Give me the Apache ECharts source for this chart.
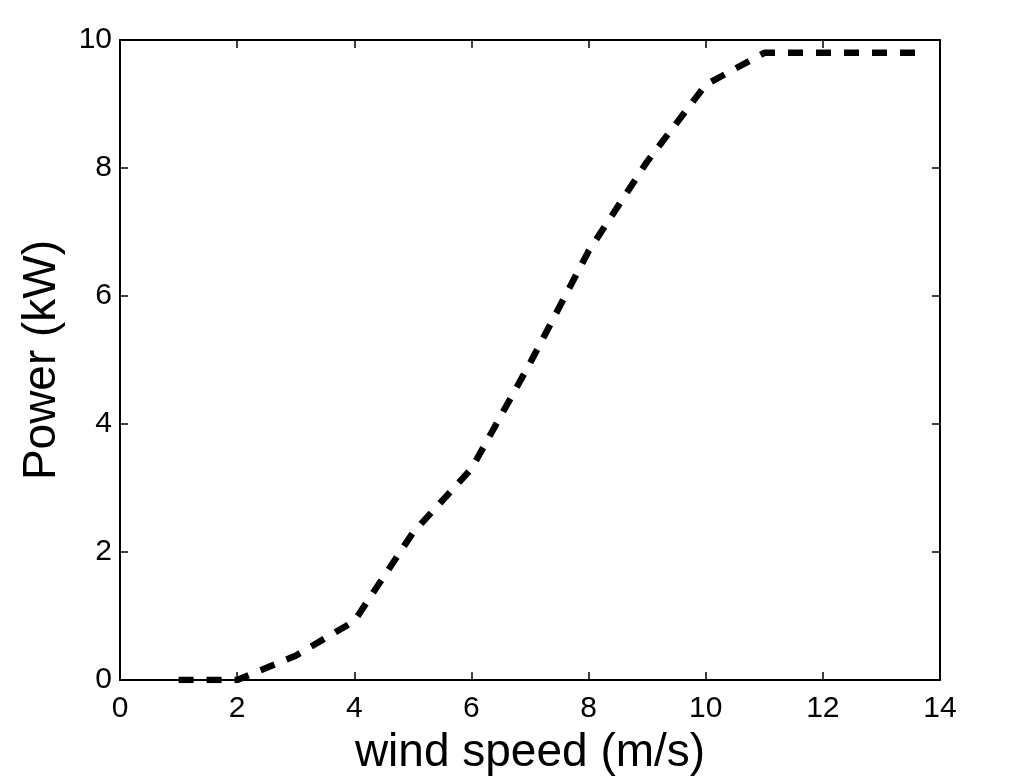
<!DOCTYPE html>
<html>
<head>
<meta charset="utf-8">
<script src="https://cdn.jsdelivr.net/npm/echarts@6/dist/echarts.min.js"></script>
<style>
	html, body { margin: 0; padding: 0; background: #fff; }
	#chart { width: 1022px; height: 777px; }
</style>
</head>
<body>
<div id="chart"></div>
<script>
	'use strict'
	/*----data----*/
	var windSpeed = [1, 2, 3, 4, 5, 6, 7, 8, 9, 10, 11, 13.75];
	var power = [0, 0, 0.38, 0.92, 2.3, 3.3, 4.95, 6.7, 8.1, 9.3, 9.8, 9.8];
	var xTicks = [0, 2, 4, 6, 8, 10, 12, 14];
	var yTicks = [0, 2, 4, 6, 8, 10];

	var points = windSpeed.map(function(x, i) {
		return [x, power[i]];
	});

	var fontFamily = 'Liberation Sans, Arial, Helvetica, sans-serif';
	var frameLine = { show: true, onZero: false, lineStyle: { color: '#000', width: 2 } };
	var innerTick = { show: true, inside: true, length: 8, lineStyle: { color: '#000', width: 1.5 } };

	var chart = echarts.init(document.getElementById('chart'));
	var option = {
		animation: false,
		backgroundColor: '#fff',
		grid: {
			top: 40,
			right: 82,
			bottom: 97,
			left: 120,
			containLabel: false,
			outerBoundsMode: 'none'
		},
		xAxis: [{
			type: 'value',
			min: xTicks[0],
			max: xTicks[xTicks.length - 1],
			interval: 2,
			name: 'wind speed (m/s)',
			nameLocation: 'middle',
			nameGap: 50,
			nameTextStyle: { fontSize: 46, color: '#000', fontFamily: fontFamily },
			axisLine: frameLine,
			axisTick: innerTick,
			splitLine: { show: false },
			axisLabel: { fontSize: 30, color: '#000', margin: 14, fontFamily: fontFamily }
		}, {
			type: 'value',
			position: 'top',
			min: xTicks[0],
			max: xTicks[xTicks.length - 1],
			interval: 2,
			axisLine: frameLine,
			axisTick: innerTick,
			splitLine: { show: false },
			axisLabel: { show: false }
		}],
		yAxis: [{
			type: 'value',
			min: yTicks[0],
			max: yTicks[yTicks.length - 1],
			interval: 2,
			name: 'Power (kW)',
			nameLocation: 'middle',
			nameGap: 55,
			nameTextStyle: { fontSize: 46, color: '#000', fontFamily: fontFamily },
			axisLine: frameLine,
			axisTick: innerTick,
			splitLine: { show: false },
			axisLabel: { fontSize: 30, color: '#000', margin: 8, fontFamily: fontFamily }
		}, {
			type: 'value',
			position: 'right',
			min: yTicks[0],
			max: yTicks[yTicks.length - 1],
			interval: 2,
			axisLine: frameLine,
			axisTick: innerTick,
			splitLine: { show: false },
			axisLabel: { show: false }
		}],
		series: [{
			name: 'power curve',
			type: 'line',
			data: points,
			symbol: 'none',
			lineStyle: {
				color: '#000',
				width: 6.5,
				type: [15, 13],
				cap: 'butt'
			}
		}]
	};
	chart.setOption(option);
</script>
</body>
</html>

____

**Problem to work on**.
Would you set down the listing exactly, omitting pictures?

**Final answer**.
Give me the Apache ECharts source for this chart.
<!DOCTYPE html>
<html>
<head>
<meta charset="utf-8">
<script src="https://cdn.jsdelivr.net/npm/echarts@6/dist/echarts.min.js"></script>
<style>
	html, body { margin: 0; padding: 0; background: #fff; }
	#chart { width: 1022px; height: 777px; }
</style>
</head>
<body>
<div id="chart"></div>
<script>
	'use strict'
	/*----data----*/
	var windSpeed = [1, 2, 3, 4, 5, 6, 7, 8, 9, 10, 11, 13.75];
	var power = [0, 0, 0.38, 0.92, 2.3, 3.3, 4.95, 6.7, 8.1, 9.3, 9.8, 9.8];
	var xTicks = [0, 2, 4, 6, 8, 10, 12, 14];
	var yTicks = [0, 2, 4, 6, 8, 10];

	var points = windSpeed.map(function(x, i) {
		return [x, power[i]];
	});

	var fontFamily = 'Liberation Sans, Arial, Helvetica, sans-serif';
	var frameLine = { show: true, onZero: false, lineStyle: { color: '#000', width: 2 } };
	var innerTick = { show: true, inside: true, length: 8, lineStyle: { color: '#000', width: 1.5 } };

	var chart = echarts.init(document.getElementById('chart'));
	var option = {
		animation: false,
		backgroundColor: '#fff',
		grid: {
			top: 40,
			right: 82,
			bottom: 97,
			left: 120,
			containLabel: false,
			outerBoundsMode: 'none'
		},
		xAxis: [{
			type: 'value',
			min: xTicks[0],
			max: xTicks[xTicks.length - 1],
			interval: 2,
			name: 'wind speed (m/s)',
			nameLocation: 'middle',
			nameGap: 50,
			nameTextStyle: { fontSize: 46, color: '#000', fontFamily: fontFamily },
			axisLine: frameLine,
			axisTick: innerTick,
			splitLine: { show: false },
			axisLabel: { fontSize: 30, color: '#000', margin: 14, fontFamily: fontFamily }
		}, {
			type: 'value',
			position: 'top',
			min: xTicks[0],
			max: xTicks[xTicks.length - 1],
			interval: 2,
			axisLine: frameLine,
			axisTick: innerTick,
			splitLine: { show: false },
			axisLabel: { show: false }
		}],
		yAxis: [{
			type: 'value',
			min: yTicks[0],
			max: yTicks[yTicks.length - 1],
			interval: 2,
			name: 'Power (kW)',
			nameLocation: 'middle',
			nameGap: 55,
			nameTextStyle: { fontSize: 46, color: '#000', fontFamily: fontFamily },
			axisLine: frameLine,
			axisTick: innerTick,
			splitLine: { show: false },
			axisLabel: { fontSize: 30, color: '#000', margin: 8, fontFamily: fontFamily }
		}, {
			type: 'value',
			position: 'right',
			min: yTicks[0],
			max: yTicks[yTicks.length - 1],
			interval: 2,
			axisLine: frameLine,
			axisTick: innerTick,
			splitLine: { show: false },
			axisLabel: { show: false }
		}],
		series: [{
			name: 'power curve',
			type: 'line',
			data: points,
			symbol: 'none',
			lineStyle: {
				color: '#000',
				width: 6.5,
				type: [15, 13],
				cap: 'butt'
			}
		}]
	};
	chart.setOption(option);
</script>
</body>
</html>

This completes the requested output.